The problem »
Leaving out every picture, quote the data below exactly as it appears.

------ Data segment ------

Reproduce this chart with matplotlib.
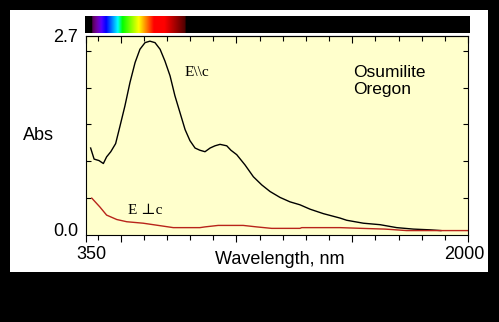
#!/usr/bin/python
# -*- coding: utf-8 -*-

# Osumilite (Oregon) : spectre d'absorption polarise, E||c et E perp c

import numpy as np
import matplotlib
matplotlib.use("Agg")
import matplotlib.pyplot as plt
from matplotlib.patches import Rectangle
from matplotlib.ticker import MultipleLocator
import matplotlib.transforms as mtransforms

#----------------------------------------------------------------------------------------------------------
# Donnees
#-------------------------

wl_par = [370, 385, 406, 425, 439, 457, 478, 497, 518, 540, 562, 583, 605, 626, 648, 670, 691,
          713, 734, 756, 778, 799, 821, 842, 864, 886, 907, 929, 958, 976, 1001, 1037, 1073,
          1109, 1145, 1188, 1231, 1274, 1318, 1375, 1447, 1476, 1548, 1620, 1692, 1764, 1836, 1883]
abs_par = [1.18, 1.03, 1.01, 0.97, 1.06, 1.13, 1.24, 1.48, 1.75, 2.07, 2.34, 2.52, 2.61, 2.63,
           2.61, 2.52, 2.36, 2.16, 1.89, 1.66, 1.43, 1.28, 1.18, 1.15, 1.13, 1.18, 1.21, 1.23,
           1.21, 1.15, 1.09, 0.95, 0.79, 0.68, 0.59, 0.51, 0.45, 0.41, 0.35, 0.29, 0.23, 0.20,
           0.16, 0.14, 0.10, 0.08, 0.07, 0.06]

wl_perp = [375, 410, 439, 483, 526, 597, 684, 727, 842, 864, 921, 1029, 1087, 1152, 1274, 1282,
           1447, 1541, 1642, 1735, 2000]
abs_perp = [0.50, 0.38, 0.27, 0.21, 0.18, 0.16, 0.12, 0.10, 0.10, 0.11, 0.13, 0.13, 0.11, 0.09,
            0.09, 0.10, 0.10, 0.09, 0.08, 0.06, 0.06]

x_labels = ["350", "", "", "", "2000"]
x_major = [350, 500, 1000, 1500, 2000]
y_major = [0.0, 2.7]
y_labels = ["0.0", "2.7"]

#----------------------------------------------------------------------------------------------------------
# Couleur du spectre visible (approximation de Bruton)
#-------------------------

def wl_to_rgb(w):
	if 380 <= w < 440:
		r, g, b = -(w - 440) / 60., 0., 1.
	elif 440 <= w < 490:
		r, g, b = 0., (w - 440) / 50., 1.
	elif 490 <= w < 510:
		r, g, b = 0., 1., -(w - 510) / 20.
	elif 510 <= w < 580:
		r, g, b = (w - 510) / 70., 1., 0.
	elif 580 <= w < 645:
		r, g, b = 1., -(w - 645) / 65., 0.
	elif 645 <= w <= 780:
		r, g, b = 1., 0., 0.
	else:
		r, g, b = 0., 0., 0.
	# attenuation aux bords
	if 380 <= w < 420:
		f = 0.3 + 0.7 * (w - 380) / 40.
	elif 690 < w <= 780:
		f = 0.3 + 0.7 * (780 - w) / 90.
	elif 380 <= w <= 780:
		f = 1.
	else:
		f = 0.
	return (r * f, g * f, b * f)

W, H = 499, 322
fig = plt.figure(figsize=(W / 100., H / 100.), dpi=100, facecolor="black")

# cadre blanc (derriere les axes)
fig.patches.append(Rectangle((10. / W, 50. / H), 478. / W, 262. / H, transform=fig.transFigure,
                             facecolor="white", edgecolor="none", zorder=-5))

ax = fig.add_axes([86. / W, 87. / H, 382. / W, 199. / H])
ax.set_facecolor("#ffffcc")

ax.plot(wl_par, abs_par, color="black", lw=1.0)
ax.plot(wl_perp, abs_perp, color="#b8241a", lw=1.0)

ax.set_xlim(350, 2000)
ax.set_ylim(0, 2.7)

ax.set_xticks(x_major)
ax.set_xticklabels(x_labels)
ax.xaxis.set_minor_locator(MultipleLocator(100))
ax.set_yticks(y_major)
ax.set_yticklabels(y_labels)
ax.yaxis.set_minor_locator(MultipleLocator(0.5))

# en bas : graduations vers l'exterieur
ax.tick_params(axis="x", which="both", bottom=True, top=False, labelsize=13, pad=3, width=0.8)
ax.tick_params(axis="x", which="major", length=5)
ax.tick_params(axis="x", which="minor", length=3.5)
ax.tick_params(axis="y", which="both", left=True, right=True, direction="in", labelsize=13,
               pad=5.5, width=0.8)
ax.tick_params(axis="y", which="major", length=0)
ax.tick_params(axis="y", which="minor", length=3.5)

# en haut : graduations vers l'interieur
sec = ax.secondary_xaxis("top")
sec.set_xticks(x_major)
sec.set_xticklabels([])
sec.xaxis.set_minor_locator(MultipleLocator(100))
sec.tick_params(axis="x", which="both", direction="in", width=0.8)
sec.tick_params(axis="x", which="major", length=5)
sec.tick_params(axis="x", which="minor", length=3.5)
sec.spines["top"].set_linewidth(0.8)

for t in ax.get_xticklabels() + ax.get_yticklabels():
	t.set_family("Liberation Sans")

# petits decalages des etiquettes comme sur l'original
lx = ax.get_xticklabels()
lx[0].set_transform(lx[0].get_transform() + mtransforms.ScaledTranslation(0.05, 0, fig.dpi_scale_trans))
lx[-1].set_transform(lx[-1].get_transform() + mtransforms.ScaledTranslation(-0.04, 0, fig.dpi_scale_trans))
ly = ax.get_yticklabels()
ly[0].set_transform(ly[0].get_transform() + mtransforms.ScaledTranslation(0, 0.05, fig.dpi_scale_trans))

for s in ax.spines.values():
	s.set_linewidth(0.8)

# textes
ax.text(99. / 382, 1 - 37. / 199, "E\\\\c", transform=ax.transAxes, fontsize=11,
        family=["Liberation Serif", "DejaVu Serif"], va="center", ha="left")
ax.text(42. / 382, 1 - 174. / 199, "E \u22a5c", transform=ax.transAxes, fontsize=11,
        family=["Liberation Serif", "DejaVu Serif"], va="center", ha="left")
ax.text(267. / 382, 1 - 45. / 199, "Osumilite\nOregon", transform=ax.transAxes, fontsize=12.5,
        family="Liberation Sans", va="center", ha="left", linespacing=1.15)

fig.text(38. / W, 1 - 136. / H, "Abs", fontsize=13, family="Liberation Sans", ha="center", va="center")
fig.text(280. / W, 1 - 260. / H, "Wavelength, nm", fontsize=13, family="Liberation Sans",
         ha="center", va="center")

# bande spectrale en haut
axb = fig.add_axes([85. / W, 1 - 33. / H, 385. / W, 17. / H])
wl = np.linspace(350, 2000, 800)
img = np.array([[wl_to_rgb(w) for w in wl]])
axb.imshow(img, aspect="auto", extent=(350, 2000, 0, 1))
axb.set_axis_off()

fig.savefig("out.png", dpi=100, facecolor=fig.get_facecolor())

------

Exercise result »
Reproduce this chart with matplotlib.
#!/usr/bin/python
# -*- coding: utf-8 -*-

# Osumilite (Oregon) : spectre d'absorption polarise, E||c et E perp c

import numpy as np
import matplotlib
matplotlib.use("Agg")
import matplotlib.pyplot as plt
from matplotlib.patches import Rectangle
from matplotlib.ticker import MultipleLocator
import matplotlib.transforms as mtransforms

#----------------------------------------------------------------------------------------------------------
# Donnees
#-------------------------

wl_par = [370, 385, 406, 425, 439, 457, 478, 497, 518, 540, 562, 583, 605, 626, 648, 670, 691,
          713, 734, 756, 778, 799, 821, 842, 864, 886, 907, 929, 958, 976, 1001, 1037, 1073,
          1109, 1145, 1188, 1231, 1274, 1318, 1375, 1447, 1476, 1548, 1620, 1692, 1764, 1836, 1883]
abs_par = [1.18, 1.03, 1.01, 0.97, 1.06, 1.13, 1.24, 1.48, 1.75, 2.07, 2.34, 2.52, 2.61, 2.63,
           2.61, 2.52, 2.36, 2.16, 1.89, 1.66, 1.43, 1.28, 1.18, 1.15, 1.13, 1.18, 1.21, 1.23,
           1.21, 1.15, 1.09, 0.95, 0.79, 0.68, 0.59, 0.51, 0.45, 0.41, 0.35, 0.29, 0.23, 0.20,
           0.16, 0.14, 0.10, 0.08, 0.07, 0.06]

wl_perp = [375, 410, 439, 483, 526, 597, 684, 727, 842, 864, 921, 1029, 1087, 1152, 1274, 1282,
           1447, 1541, 1642, 1735, 2000]
abs_perp = [0.50, 0.38, 0.27, 0.21, 0.18, 0.16, 0.12, 0.10, 0.10, 0.11, 0.13, 0.13, 0.11, 0.09,
            0.09, 0.10, 0.10, 0.09, 0.08, 0.06, 0.06]

x_labels = ["350", "", "", "", "2000"]
x_major = [350, 500, 1000, 1500, 2000]
y_major = [0.0, 2.7]
y_labels = ["0.0", "2.7"]

#----------------------------------------------------------------------------------------------------------
# Couleur du spectre visible (approximation de Bruton)
#-------------------------

def wl_to_rgb(w):
	if 380 <= w < 440:
		r, g, b = -(w - 440) / 60., 0., 1.
	elif 440 <= w < 490:
		r, g, b = 0., (w - 440) / 50., 1.
	elif 490 <= w < 510:
		r, g, b = 0., 1., -(w - 510) / 20.
	elif 510 <= w < 580:
		r, g, b = (w - 510) / 70., 1., 0.
	elif 580 <= w < 645:
		r, g, b = 1., -(w - 645) / 65., 0.
	elif 645 <= w <= 780:
		r, g, b = 1., 0., 0.
	else:
		r, g, b = 0., 0., 0.
	# attenuation aux bords
	if 380 <= w < 420:
		f = 0.3 + 0.7 * (w - 380) / 40.
	elif 690 < w <= 780:
		f = 0.3 + 0.7 * (780 - w) / 90.
	elif 380 <= w <= 780:
		f = 1.
	else:
		f = 0.
	return (r * f, g * f, b * f)

W, H = 499, 322
fig = plt.figure(figsize=(W / 100., H / 100.), dpi=100, facecolor="black")

# cadre blanc (derriere les axes)
fig.patches.append(Rectangle((10. / W, 50. / H), 478. / W, 262. / H, transform=fig.transFigure,
                             facecolor="white", edgecolor="none", zorder=-5))

ax = fig.add_axes([86. / W, 87. / H, 382. / W, 199. / H])
ax.set_facecolor("#ffffcc")

ax.plot(wl_par, abs_par, color="black", lw=1.0)
ax.plot(wl_perp, abs_perp, color="#b8241a", lw=1.0)

ax.set_xlim(350, 2000)
ax.set_ylim(0, 2.7)

ax.set_xticks(x_major)
ax.set_xticklabels(x_labels)
ax.xaxis.set_minor_locator(MultipleLocator(100))
ax.set_yticks(y_major)
ax.set_yticklabels(y_labels)
ax.yaxis.set_minor_locator(MultipleLocator(0.5))

# en bas : graduations vers l'exterieur
ax.tick_params(axis="x", which="both", bottom=True, top=False, labelsize=13, pad=3, width=0.8)
ax.tick_params(axis="x", which="major", length=5)
ax.tick_params(axis="x", which="minor", length=3.5)
ax.tick_params(axis="y", which="both", left=True, right=True, direction="in", labelsize=13,
               pad=5.5, width=0.8)
ax.tick_params(axis="y", which="major", length=0)
ax.tick_params(axis="y", which="minor", length=3.5)

# en haut : graduations vers l'interieur
sec = ax.secondary_xaxis("top")
sec.set_xticks(x_major)
sec.set_xticklabels([])
sec.xaxis.set_minor_locator(MultipleLocator(100))
sec.tick_params(axis="x", which="both", direction="in", width=0.8)
sec.tick_params(axis="x", which="major", length=5)
sec.tick_params(axis="x", which="minor", length=3.5)
sec.spines["top"].set_linewidth(0.8)

for t in ax.get_xticklabels() + ax.get_yticklabels():
	t.set_family("Liberation Sans")

# petits decalages des etiquettes comme sur l'original
lx = ax.get_xticklabels()
lx[0].set_transform(lx[0].get_transform() + mtransforms.ScaledTranslation(0.05, 0, fig.dpi_scale_trans))
lx[-1].set_transform(lx[-1].get_transform() + mtransforms.ScaledTranslation(-0.04, 0, fig.dpi_scale_trans))
ly = ax.get_yticklabels()
ly[0].set_transform(ly[0].get_transform() + mtransforms.ScaledTranslation(0, 0.05, fig.dpi_scale_trans))

for s in ax.spines.values():
	s.set_linewidth(0.8)

# textes
ax.text(99. / 382, 1 - 37. / 199, "E\\\\c", transform=ax.transAxes, fontsize=11,
        family=["Liberation Serif", "DejaVu Serif"], va="center", ha="left")
ax.text(42. / 382, 1 - 174. / 199, "E \u22a5c", transform=ax.transAxes, fontsize=11,
        family=["Liberation Serif", "DejaVu Serif"], va="center", ha="left")
ax.text(267. / 382, 1 - 45. / 199, "Osumilite\nOregon", transform=ax.transAxes, fontsize=12.5,
        family="Liberation Sans", va="center", ha="left", linespacing=1.15)

fig.text(38. / W, 1 - 136. / H, "Abs", fontsize=13, family="Liberation Sans", ha="center", va="center")
fig.text(280. / W, 1 - 260. / H, "Wavelength, nm", fontsize=13, family="Liberation Sans",
         ha="center", va="center")

# bande spectrale en haut
axb = fig.add_axes([85. / W, 1 - 33. / H, 385. / W, 17. / H])
wl = np.linspace(350, 2000, 800)
img = np.array([[wl_to_rgb(w) for w in wl]])
axb.imshow(img, aspect="auto", extent=(350, 2000, 0, 1))
axb.set_axis_off()

fig.savefig("out.png", dpi=100, facecolor=fig.get_facecolor())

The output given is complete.